Since Puppet is an extensible platform, there are many added features and functions you can add to the Puppet environment. One of these is known as a “plugin”, and Puppet moves these plugins back and forth between the server and agent by a process known as pluginsync. In short, Pluginsync is a mechanism by which Puppet synchronizes its custom system profile information (known as “facts”) that are delivered via a platform component known as “facter“. We will cover facter more completely at a later time, just know that the facter “facts” contain a full profile of your system that the server needs to know about.

  • If pluginsync is enabled on the agent system, fetch plugins from a file server mountpoint that scans the lib/ directory of every Puppet module.
  • Request a “catalog” from the server while submitting the latest facts produced by facter.
    • Do a POST /puppet/v3/catalog/<NAME> where the post data is all of the node’s facts encoded as JSON while receiving a compiled catalog from the server in return.
  • Make file resource requests when applying the catalog:
    • File resources can specify file contents as either a content or source attribute.
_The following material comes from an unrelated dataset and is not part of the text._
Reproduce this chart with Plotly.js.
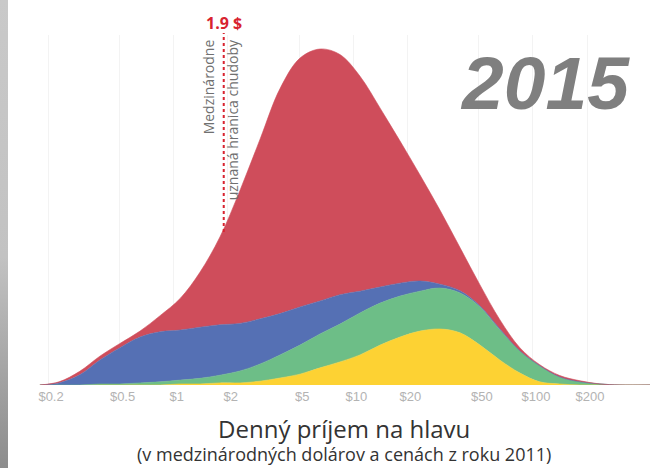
<!DOCTYPE html>
<html>
<head>
<meta charset="utf-8">
<script src="https://cdn.plot.ly/plotly-3.0.1.min.js"></script>
<style>
  html, body { margin: 0; padding: 0; background: #ffffff; }
  #chart { width: 653px; height: 468px; position: relative; }
  #strip { position: absolute; left: 0; top: 0; width: 8px; height: 468px;
           background: linear-gradient(to bottom, #c9c9c9 0%, #c2c2c2 55%, #8c8c8c 100%); z-index: 10; }
</style>
</head>
<body>
<div id="strip"></div>
<div id="chart"></div>
<script>
// Daily income per person (international $, 2011 prices) – sample points along the log axis
const incomes = [0.18, 0.23, 0.3, 0.39, 0.5, 0.65, 0.84, 1.09, 1.4, 1.81, 2.34, 3.03, 3.91, 5.05, 6.53, 8.43, 10.9, 14.1, 18.2, 23.5, 30.4, 39.3, 50.7, 65.5, 84.7, 109, 141, 183, 236, 305, 448];

// Stacked population density per region (arbitrary units)
const yellowSeries = [0, 0, 0, 0, 0, 0, 0, 0.3, 0.3, 0.6, 0.6, 1.1, 2, 3.1, 4.9, 6.6, 8.6, 11.4, 13.7, 15.4, 16, 14.9, 11.4, 7.1, 3.4, 0.9, 0.3, 0, 0, 0, 0];
const greenSeries  = [0, 0, 0, 0.3, 0.3, 0.6, 0.9, 1.1, 1.6, 2.2, 3.4, 4.9, 6.6, 8.3, 9.7, 10.8, 12.0, 12, 11.7, 11.4, 11.7, 11.4, 10.9, 8.6, 6.3, 4.6, 2, 0.9, 0.3, 0, 0];
const blueSeries   = [0, 0.6, 2.9, 6.9, 10.3, 13.1, 14.3, 14.3, 14.6, 14.4, 13.6, 12.9, 11.8, 10.9, 9.4, 8.4, 6.2, 4.6, 3.7, 2.9, 1.1, 0.6, 0.3, 0.3, 0, 0, 0, 0, 0, 0, 0];
const redSeries    = [0, 0.3, 1.0, 1.1, 1.2, 1.7, 4.6, 9.1, 15.7, 25.1, 38, 51.4, 64.3, 71.1, 72, 68.6, 61.4, 51.1, 40.6, 30.3, 21.1, 12.3, 6, 2.6, 0.9, 0.3, 0.4, 0.3, 0, 0, 0];

const tickValues = [0.2, 0.5, 1, 2, 5, 10, 20, 50, 100, 200];
const tickLabels = ['$0.2', '$0.5', '$1', '$2', '$5', '$10', '$20', '$50', '$100', '$200'];

const povertyLine = 1.9;
const povertyLabel = '1.9 $';
const povertyText1 = 'Medzinárodne';
const povertyText2 = 'uznaná hranica chudoby';
const yearLabel = '2015';
const axisTitle1 = 'Denný príjem na hlavu';
const axisTitle2 = '(v medzinárodných dolárov a cenách z roku 2011)';

const xRange = [-0.922, 2.668];
const povX = (Math.log10(povertyLine) - xRange[0]) / (xRange[1] - xRange[0]);

function layer(y, color) {
  return {
    x: incomes, y: y, type: 'scatter', mode: 'lines', stackgroup: 'one',
    line: { shape: 'spline', smoothing: 1, width: 0.6, color: color },
    fillcolor: color, hoverinfo: 'skip'
  };
}

const data = [
  layer(yellowSeries, '#fdd233'),
  layer(greenSeries, '#6dbe87'),
  layer(blueSeries, '#5570b4'),
  layer(redSeries, '#cf4d5b')
];

const layout = {
  width: 653, height: 468,
  margin: { l: 8, r: 0, t: 35, b: 83 },
  paper_bgcolor: '#ffffff', plot_bgcolor: '#ffffff',
  showlegend: false,
  xaxis: {
    type: 'log', range: xRange,
    tickmode: 'array', tickvals: tickValues, ticktext: tickLabels,
    showgrid: true, gridcolor: '#f3f3f3', gridwidth: 1,
    zeroline: false, showline: false, ticks: '',
    tickfont: { family: 'Liberation Sans, Arial, sans-serif', size: 13, color: '#b3b3b3' },
    ticklabelshift: 3, ticklabelstandoff: 2
  },
  yaxis: { range: [0, 100], visible: false, fixedrange: true },
  shapes: [
    { type: 'line', xref: 'paper', yref: 'paper', x0: povX, x1: povX, y0: 0.437, y1: 1.006,
      line: { color: '#d8232f', width: 2, dash: 'dot' } }
  ],
  annotations: [
    { xref: 'paper', yref: 'paper', x: povX, y: 1.034, text: '<b>' + povertyLabel + '</b>', showarrow: false,
      xanchor: 'center', yanchor: 'middle', font: { family: 'Open Sans, sans-serif', size: 16, color: '#d8232f' } },
    { xref: 'paper', yref: 'paper', x: povX, xshift: -15, y: 0.994, text: povertyText1, showarrow: false,
      textangle: -90, xanchor: 'center', yanchor: 'top', font: { family: 'Open Sans, sans-serif', size: 14, color: '#707070' } },
    { xref: 'paper', yref: 'paper', x: povX, xshift: 9, y: 0.994, text: povertyText2, showarrow: false,
      textangle: -90, xanchor: 'center', yanchor: 'top', font: { family: 'Open Sans, sans-serif', size: 14, color: '#707070' } },
    { xref: 'paper', yref: 'paper', x: 0.833, y: 0.863, text: yearLabel, showarrow: false,
      xanchor: 'center', yanchor: 'middle',
      font: { family: 'Liberation Sans, Arial, sans-serif', size: 75, color: '#7f7f7f', weight: 'bold', style: 'italic' } },
    { xref: 'paper', yref: 'paper', x: 0.521, y: -0.153, align: 'center',
      text: '<span style="font-size:24px">' + axisTitle1 + '</span><br>' + axisTitle2, showarrow: false,
      xanchor: 'center', yanchor: 'middle', font: { family: 'Open Sans, sans-serif', size: 18, color: '#333333' } }
  ]
};

Plotly.newPlot('chart', data, layout, { staticPlot: true, displayModeBar: false });
</script>
</body>
</html>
Content attributes go into the catalog, and the agent needs no additional data.
    • Source attributes put only references into the catalog, and may require additional HTTPS requests.

If you are using the default compiler, then for each file source, the agent makes a
GET /puppet/v3/file_metadata/<SOMETHING> request and compares the metadata returned to the state of that file already existent on-disk.
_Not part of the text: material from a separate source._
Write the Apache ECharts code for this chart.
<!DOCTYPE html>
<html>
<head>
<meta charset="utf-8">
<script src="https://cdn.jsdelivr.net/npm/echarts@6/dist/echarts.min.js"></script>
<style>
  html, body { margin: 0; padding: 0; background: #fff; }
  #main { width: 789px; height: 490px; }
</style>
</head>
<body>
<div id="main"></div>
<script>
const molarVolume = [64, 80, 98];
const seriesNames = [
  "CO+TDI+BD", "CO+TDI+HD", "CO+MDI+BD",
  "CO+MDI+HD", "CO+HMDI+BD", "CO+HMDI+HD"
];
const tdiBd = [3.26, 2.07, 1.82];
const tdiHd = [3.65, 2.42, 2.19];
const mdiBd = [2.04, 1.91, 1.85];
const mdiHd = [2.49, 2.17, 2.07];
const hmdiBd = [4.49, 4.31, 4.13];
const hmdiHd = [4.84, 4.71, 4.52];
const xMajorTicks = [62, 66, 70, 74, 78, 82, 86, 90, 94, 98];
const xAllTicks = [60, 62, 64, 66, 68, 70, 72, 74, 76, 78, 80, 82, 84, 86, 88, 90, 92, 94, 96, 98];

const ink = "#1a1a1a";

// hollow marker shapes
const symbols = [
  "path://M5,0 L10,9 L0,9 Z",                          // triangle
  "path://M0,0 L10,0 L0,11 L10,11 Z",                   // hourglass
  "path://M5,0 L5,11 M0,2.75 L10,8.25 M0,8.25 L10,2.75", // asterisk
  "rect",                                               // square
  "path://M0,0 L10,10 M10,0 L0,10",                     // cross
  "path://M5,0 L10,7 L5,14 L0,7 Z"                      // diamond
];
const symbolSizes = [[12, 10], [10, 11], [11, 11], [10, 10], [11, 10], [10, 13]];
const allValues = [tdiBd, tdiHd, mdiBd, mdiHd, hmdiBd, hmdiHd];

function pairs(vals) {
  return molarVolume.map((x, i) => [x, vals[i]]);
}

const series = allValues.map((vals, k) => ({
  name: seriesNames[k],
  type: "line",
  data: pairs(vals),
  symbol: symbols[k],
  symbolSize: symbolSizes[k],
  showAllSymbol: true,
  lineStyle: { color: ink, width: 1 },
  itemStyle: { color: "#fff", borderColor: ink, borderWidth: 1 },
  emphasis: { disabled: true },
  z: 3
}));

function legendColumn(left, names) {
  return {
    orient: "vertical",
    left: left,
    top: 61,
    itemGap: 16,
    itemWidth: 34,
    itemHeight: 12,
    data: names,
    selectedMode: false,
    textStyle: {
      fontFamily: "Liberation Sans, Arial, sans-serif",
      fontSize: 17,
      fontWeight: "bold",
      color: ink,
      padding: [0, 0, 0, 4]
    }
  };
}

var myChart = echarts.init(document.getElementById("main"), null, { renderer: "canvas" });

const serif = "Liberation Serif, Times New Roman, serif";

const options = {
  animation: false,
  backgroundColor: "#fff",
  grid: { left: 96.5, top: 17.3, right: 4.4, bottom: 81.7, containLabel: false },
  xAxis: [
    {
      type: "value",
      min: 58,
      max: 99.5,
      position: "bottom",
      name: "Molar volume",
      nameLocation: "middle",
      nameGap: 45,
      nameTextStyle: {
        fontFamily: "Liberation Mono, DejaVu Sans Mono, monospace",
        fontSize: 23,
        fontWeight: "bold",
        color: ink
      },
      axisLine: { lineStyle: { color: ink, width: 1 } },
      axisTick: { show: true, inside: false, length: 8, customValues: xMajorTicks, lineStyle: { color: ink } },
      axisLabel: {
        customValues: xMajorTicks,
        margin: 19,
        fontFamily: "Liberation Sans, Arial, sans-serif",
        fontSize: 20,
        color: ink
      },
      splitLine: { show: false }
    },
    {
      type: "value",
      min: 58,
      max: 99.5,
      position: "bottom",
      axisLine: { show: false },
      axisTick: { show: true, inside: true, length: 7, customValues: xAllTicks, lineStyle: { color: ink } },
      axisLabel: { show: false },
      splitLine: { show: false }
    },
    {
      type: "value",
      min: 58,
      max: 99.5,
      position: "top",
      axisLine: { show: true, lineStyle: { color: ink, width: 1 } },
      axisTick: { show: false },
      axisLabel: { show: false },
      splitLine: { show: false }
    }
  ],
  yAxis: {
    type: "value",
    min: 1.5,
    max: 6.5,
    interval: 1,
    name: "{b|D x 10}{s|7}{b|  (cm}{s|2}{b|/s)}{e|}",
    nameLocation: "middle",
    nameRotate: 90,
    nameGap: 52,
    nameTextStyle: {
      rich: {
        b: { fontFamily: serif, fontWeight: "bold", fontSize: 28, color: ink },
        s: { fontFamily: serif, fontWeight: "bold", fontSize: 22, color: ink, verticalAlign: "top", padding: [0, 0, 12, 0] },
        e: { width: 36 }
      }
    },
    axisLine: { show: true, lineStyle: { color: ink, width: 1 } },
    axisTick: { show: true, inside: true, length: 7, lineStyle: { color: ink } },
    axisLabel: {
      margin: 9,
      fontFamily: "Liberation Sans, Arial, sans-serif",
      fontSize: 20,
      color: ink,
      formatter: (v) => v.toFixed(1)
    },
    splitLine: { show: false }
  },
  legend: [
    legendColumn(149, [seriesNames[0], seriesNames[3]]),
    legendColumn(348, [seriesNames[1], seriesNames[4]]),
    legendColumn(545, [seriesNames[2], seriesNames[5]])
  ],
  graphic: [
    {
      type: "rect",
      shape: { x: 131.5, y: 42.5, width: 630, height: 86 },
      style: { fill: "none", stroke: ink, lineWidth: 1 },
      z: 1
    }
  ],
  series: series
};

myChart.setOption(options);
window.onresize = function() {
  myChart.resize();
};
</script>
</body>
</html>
  • If the file is in sync, the agent moves on to the next file resource.
  • If the file is out of sync, the agent does a GET /puppet/v3/file_content/<SOMETHING> to retrieve the content of the file that should be on the disk

If you are using the static compiler (a more efficient compiler) all file metadata is embedded in the catalog. For each file source, the agent compares the embedded metadata from the catalog to the file contents on disk.

  • If the file content is in sync, the agent moves on to the next file resource.
  • If the file is out of sync, it performs a GET /puppet/v3/file_bucket_file/md5/<CHECKSUM> for the content.

NOTE: Using a static compiler is more efficient with network traffic than using the normal (dynamic) compiler. Using the dynamic compiler is less efficient during catalog compilation. Large amounts of files, especially recursive directories, amplifies either issue.

Finally, if the agent’s configuration has “report” enabled on the agent node, the Puppet agent will then submit the report to the server by performing a PUT /puppet/v3/report/<NAME>

Comments and Contents

This may seem like overkill in the grand scheme of a Puppet primer but I guarantee you will definitely be thankful we “went there” this early in the process. When we start breaking down all the various components like facter, catalogs, resources, and the push-pull nature of the conversation between the Puppet server and agents, having a fundamental knowledge of the process that is occurring as well as having a reference to come back to will be invaluable.

I’d like to thank Puppet for their encyclopedic platform reference. Largely the entire page here came nearly directly from the documentation. I tried to link specific pages where I was either referring to or introducing some new concept or platform component we have not yet discussed. I am primarily referring to the Puppet reference on Agent-server HTTPS communications found here specifically as it relates to the agent-side checks and HTTPS requests made during a single Puppet run.

Idiosyncratically, Puppet will perform in specific ways and perform considerably more functions and details than what is related here, but the items here are documented and transparent whereas some of the other items are “private” functions and API calls, and are not intended for customer consumption.